Daniel Moisset dmoisset at machinalis.com
Fri May 4 09:37:05 EDT 2018


Note that most languages that you mentioned as references are functional
(so they don't have a statement/expression distinction like Python has),
and those that are not, have matching statements. The only exception is
Javascript, but in Javascript the distinction is not that
hard given that it has the idiom (function() {stmt; stmt; stmt})() to have
any statement block as an expression. And again, as I mentioned it's an
outlier.
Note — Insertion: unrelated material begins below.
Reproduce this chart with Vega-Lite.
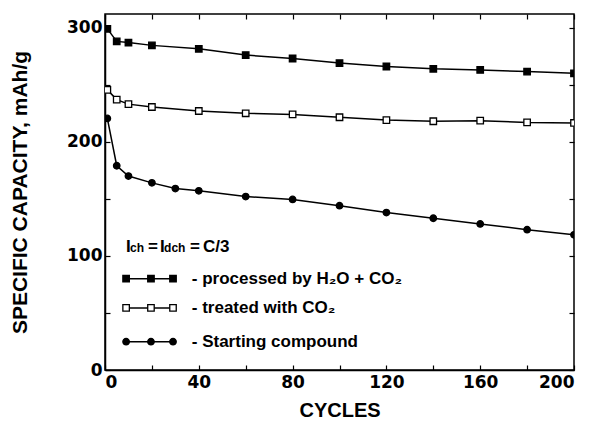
{
  "$schema": "https://vega.github.io/schema/vega-lite/v6.json",
  "width": 469,
  "height": 356,
  "autosize": "none",
  "padding": {"left": 105, "top": 14, "right": 20, "bottom": 55},
  "background": "white",
  "config": {
    "view": {"stroke": "black", "strokeWidth": 1.5},
    "axis": {
      "grid": false,
      "domainColor": "black",
      "domainWidth": 1.5,
      "tickColor": "black",
      "tickWidth": 1.2,
      "labelColor": "black",
      "titleColor": "black",
      "labelFont": "DejaVu Sans",
      "titleFont": "Liberation Sans",
      "labelFontWeight": "bold",
      "titleFontWeight": "bold"
    }
  },
  "datasets": {
    "curves": [
      {"series": "processed by H₂O + CO₂", "cycle": 1, "capacity": 299},
      {"series": "processed by H₂O + CO₂", "cycle": 5, "capacity": 288},
      {"series": "processed by H₂O + CO₂", "cycle": 10, "capacity": 287},
      {"series": "processed by H₂O + CO₂", "cycle": 20, "capacity": 284.5},
      {"series": "processed by H₂O + CO₂", "cycle": 40, "capacity": 281.5},
      {"series": "processed by H₂O + CO₂", "cycle": 60, "capacity": 276},
      {"series": "processed by H₂O + CO₂", "cycle": 80, "capacity": 273},
      {"series": "processed by H₂O + CO₂", "cycle": 100, "capacity": 269},
      {"series": "processed by H₂O + CO₂", "cycle": 120, "capacity": 266},
      {"series": "processed by H₂O + CO₂", "cycle": 140, "capacity": 264},
      {"series": "processed by H₂O + CO₂", "cycle": 160, "capacity": 263},
      {"series": "processed by H₂O + CO₂", "cycle": 180, "capacity": 261.5},
      {"series": "processed by H₂O + CO₂", "cycle": 200, "capacity": 260},
      {"series": "treated with CO₂", "cycle": 1, "capacity": 245.5},
      {"series": "treated with CO₂", "cycle": 5, "capacity": 237},
      {"series": "treated with CO₂", "cycle": 10, "capacity": 233},
      {"series": "treated with CO₂", "cycle": 20, "capacity": 230.5},
      {"series": "treated with CO₂", "cycle": 40, "capacity": 227},
      {"series": "treated with CO₂", "cycle": 60, "capacity": 225},
      {"series": "treated with CO₂", "cycle": 80, "capacity": 224},
      {"series": "treated with CO₂", "cycle": 100, "capacity": 221.5},
      {"series": "treated with CO₂", "cycle": 120, "capacity": 219},
      {"series": "treated with CO₂", "cycle": 140, "capacity": 218},
      {"series": "treated with CO₂", "cycle": 160, "capacity": 218.5},
      {"series": "treated with CO₂", "cycle": 180, "capacity": 217},
      {"series": "treated with CO₂", "cycle": 200, "capacity": 216.5},
      {"series": "Starting compound", "cycle": 1, "capacity": 220.5},
      {"series": "Starting compound", "cycle": 5, "capacity": 179},
      {"series": "Starting compound", "cycle": 10, "capacity": 170},
      {"series": "Starting compound", "cycle": 20, "capacity": 164},
      {"series": "Starting compound", "cycle": 30, "capacity": 159},
      {"series": "Starting compound", "cycle": 40, "capacity": 157},
      {"series": "Starting compound", "cycle": 60, "capacity": 152},
      {"series": "Starting compound", "cycle": 80, "capacity": 149.5},
      {"series": "Starting compound", "cycle": 100, "capacity": 144},
      {"series": "Starting compound", "cycle": 120, "capacity": 138},
      {"series": "Starting compound", "cycle": 140, "capacity": 133},
      {"series": "Starting compound", "cycle": 160, "capacity": 128},
      {"series": "Starting compound", "cycle": 180, "capacity": 123},
      {"series": "Starting compound", "cycle": 200, "capacity": 118.5}
    ],
    "legendMarks": [
      {"series": "processed by H₂O + CO₂", "cycle": 9, "capacity": 80},
      {"series": "processed by H₂O + CO₂", "cycle": 19.6, "capacity": 80},
      {"series": "processed by H₂O + CO₂", "cycle": 29, "capacity": 80},
      {"series": "treated with CO₂", "cycle": 9, "capacity": 54.4},
      {"series": "treated with CO₂", "cycle": 19.6, "capacity": 54.4},
      {"series": "treated with CO₂", "cycle": 29, "capacity": 54.4},
      {"series": "Starting compound", "cycle": 9, "capacity": 24.8},
      {"series": "Starting compound", "cycle": 19.6, "capacity": 24.8},
      {"series": "Starting compound", "cycle": 29, "capacity": 24.8}
    ],
    "legendText": [
      {"label": "- processed by H₂O + CO₂", "cycle": 37, "capacity": 80},
      {"label": "- treated with CO₂", "cycle": 37, "capacity": 54.4},
      {"label": "- Starting compound", "cycle": 37, "capacity": 24.8}
    ],
    "condMain": [
      {"label": "I", "cycle": 8.95, "capacity": 103.5},
      {"label": "=", "cycle": 18.3, "capacity": 103.5},
      {"label": "I", "cycle": 23.5, "capacity": 103.5},
      {"label": "=", "cycle": 36.2, "capacity": 103.5},
      {"label": "C/3", "cycle": 41.8, "capacity": 103.5}
    ],
    "condSub": [
      {"label": "ch", "cycle": 10.7, "capacity": 103.5},
      {"label": "dch", "cycle": 25.2, "capacity": 103.5}
    ]
  },
  "encoding": {
    "x": {
      "field": "cycle",
      "type": "quantitative",
      "scale": {"domain": [0, 200], "nice": false, "zero": false},
      "axis": null
    },
    "y": {
      "field": "capacity",
      "type": "quantitative",
      "scale": {"domain": [0, 312], "nice": false},
      "axis": null
    }
  },
  "layer": [
    {
      "data": {"name": "curves"},
      "mark": {"type": "line", "color": "black", "strokeWidth": 1.5, "clip": true},
      "encoding": {
        "detail": {"field": "series"},
        "x": {
          "field": "cycle",
          "type": "quantitative",
          "scale": {"domain": [0, 200], "nice": false, "zero": false},
          "axis": {
            "orient": "bottom",
            "values": [0, 20, 40, 60, 80, 100, 120, 140, 160, 180, 200],
            "labelExpr": "datum.value % 40 == 0 ? datum.label : ''",
            "tickSize": -5,
            "labelPadding": 9,
            "labelFontSize": 17,
            "title": "CYCLES",
            "titleFontSize": 20,
            "titlePadding": 10
          }
        },
        "y": {
          "field": "capacity",
          "type": "quantitative",
          "scale": {"domain": [0, 312], "nice": false},
          "axis": {
            "orient": "left",
            "values": [0, 50, 100, 150, 200, 250, 300],
            "labelExpr": "datum.value % 100 == 0 ? datum.label : ''",
            "tickSize": -5,
            "labelPadding": 8,
            "labelFontSize": 17,
            "title": "SPECIFIC CAPACITY, mAh/g",
            "titleFontSize": 21,
            "titlePadding": 36
          }
        }
      }
    },
    {
      "data": {"name": "curves"},
      "mark": {"type": "point", "filled": true, "size": 42, "stroke": "black", "strokeWidth": 1.3, "opacity": 1, "clip": true},
      "encoding": {
        "x": {
          "field": "cycle",
          "type": "quantitative",
          "scale": {"domain": [0, 200], "nice": false, "zero": false},
          "axis": {"orient": "top", "values": [0, 20, 40, 60, 80, 100, 120, 140, 160, 180, 200], "labels": false, "domain": false, "tickSize": -5, "title": null}
        },
        "y": {
          "field": "capacity",
          "type": "quantitative",
          "scale": {"domain": [0, 312], "nice": false},
          "axis": {"orient": "right", "values": [0, 50, 100, 150, 200, 250, 300], "labels": false, "domain": false, "tickSize": -5, "title": null}
        },
        "shape": {
          "field": "series",
          "type": "nominal",
          "scale": {"domain": ["processed by H₂O + CO₂", "treated with CO₂", "Starting compound"], "range": ["square", "square", "circle"]},
          "legend": null
        },
        "fill": {
          "field": "series",
          "type": "nominal",
          "scale": {"domain": ["processed by H₂O + CO₂", "treated with CO₂", "Starting compound"], "range": ["black", "white", "black"]},
          "legend": null
        }
      }
    },
    {
      "data": {"name": "legendMarks"},
      "mark": {"type": "line", "color": "black", "strokeWidth": 1.5},
      "encoding": {"detail": {"field": "series"}}
    },
    {
      "data": {"name": "legendMarks"},
      "mark": {"type": "point", "filled": true, "size": 42, "stroke": "black", "strokeWidth": 1.3, "opacity": 1},
      "encoding": {
        "shape": {"field": "series", "type": "nominal", "legend": null},
        "fill": {"field": "series", "type": "nominal", "legend": null}
      }
    },
    {
      "data": {"name": "legendText"},
      "mark": {"type": "text", "align": "left", "baseline": "middle", "font": "Liberation Sans", "fontWeight": "bold", "fontSize": 17, "color": "black"},
      "encoding": {"text": {"field": "label"}}
    },
    {
      "data": {"name": "condMain"},
      "mark": {"type": "text", "align": "left", "baseline": "alphabetic", "font": "Liberation Sans", "fontWeight": "bold", "fontSize": 17, "color": "black"},
      "encoding": {"text": {"field": "label"}}
    },
    {
      "data": {"name": "condSub"},
      "mark": {"type": "text", "align": "left", "baseline": "alphabetic", "font": "Liberation Sans", "fontWeight": "bold", "fontSize": 12, "color": "black"},
      "encoding": {"text": {"field": "label"}}
    }
  ]
}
Other imperative languages like C, Java, have of course switch
statements which are similar

Making a quick search for real code that could benefit for this, I mostly
found situations where a matching *statement* would be required instead of
a matching *expression*. To give you the examples I found in the stdlib for
Python3.6 (I grepped for "elif" and looked for "similar" branches manually,
covering the first ~20%):

fnmatch.translate (match c: ... string options)
telnetlib.Telnet.process_rawq (match len(self.iacseq): ... integer options)
mimetypes[module __main__ body] (match opt: ... multiple str options per
match)
typing._remove_dups_flatten (match p: ... isinstance checks + custom
condition) [this *could* be an expression with some creativity]
typing.GenericMeta.__getitem__ (match self: ... single and multiple type
options by identity)
turtle.Shape.__init__ (match type_:... str options)
turtle.TurtleScreen._color (match len(cstr): ... int options)
turtle.TurtleScreen.colormode (match cmode: ... mixed type options)
turtle.TNavigator.distance (match x: ... isinstance checks) [could be an
expression]
turtle.TNavigator.towards (match x: ... isinstance checks) [could be an
expression]
turtle.TPen.color (match l: ... integer options. l is set to len(args) the
line before)
turtle._TurtleImage._setshape (match self._type: ... str options) [could be
an expression]
turtle.RawTurtle.__init__ (match canvas: ... isinstance checks)
turtle.RawTurtle.clone (match ttype: ... str options) [ could be an
expression]
turtle.RawTurtle._getshapepoly (match self._resizemode: ... str options,
one with a custom condition or'ed)
turtle.RawTurtle._drawturtle (match ttype: ... str options)
turtle.RawTurtle.stamp (match ttype: ... str options)
turtle.RawTurtle._undo (match action: ... str options)
ntpath.expandvars (match c: ... str optoins)
sre_parse.Subpattern.getwidth (match op: ... nonliteral int constants,
actually a NamedIntConstant which subclasses int)
sre_parse._class_escape (match c: ... string options with custom
conditions, and inclusion+equality mixed)
sre_parse._escape (match c: ... string options with custom conditions, and
inclusion+equality mixed)
sre_parse._parse ( match this: ... string options with in, not in, and
equality)
sre_parse._parse ( match char: ... string options with in, and equality)
sre_parse.parse_template (match c: ... string options with in)
netrc.netrc._parse (match tt: ... string options with custom conditions)
netrc.netrc._parse (match tt: ... string options with custom conditions)
[not a duplicate, there are two possible statements here]
argparse.HelpFormatter._format_args (match action.nargs: ... str/None
options) [this *could* be an expression with some
creativity/transformations]
argparse.ArgumentParser._get_nargs_pattern (match nargs: ... str/None
options) [could be an expression]
argparse.ArgumentParser._get_values (match action.nargs: ... str/None
options with extra conditions)
_strptime._strptime (match group_key: ... str options)
datetime._wrap_strftime (match ch: ... str optoins)
pickletools.optimize (match opcode,name: ... str options with reverse
inclusion and equiality)
json/encoder._make_iterencode(match value: ... mixed options and isinstance
checks)
json/encoder._make_iterencode._iterencode dict (match key: ... mixed
options and isinstance checks)
json/encoder._make_iterencode._iterencode dict (match value: ... mixed
options and isinstance checks)
json/encoder._make_iterencode._iterencode (match o: ... mixed options and
isinstance checks)
json/scanner.py_make_scanner._scan_once (match nextchar: ... str options)
[could be turned into expression with some transformation]
unittest.mock._Call.__new__ (match _len: ... int options)
unittest.mock._Call.eq__ (match len_other: ... int options)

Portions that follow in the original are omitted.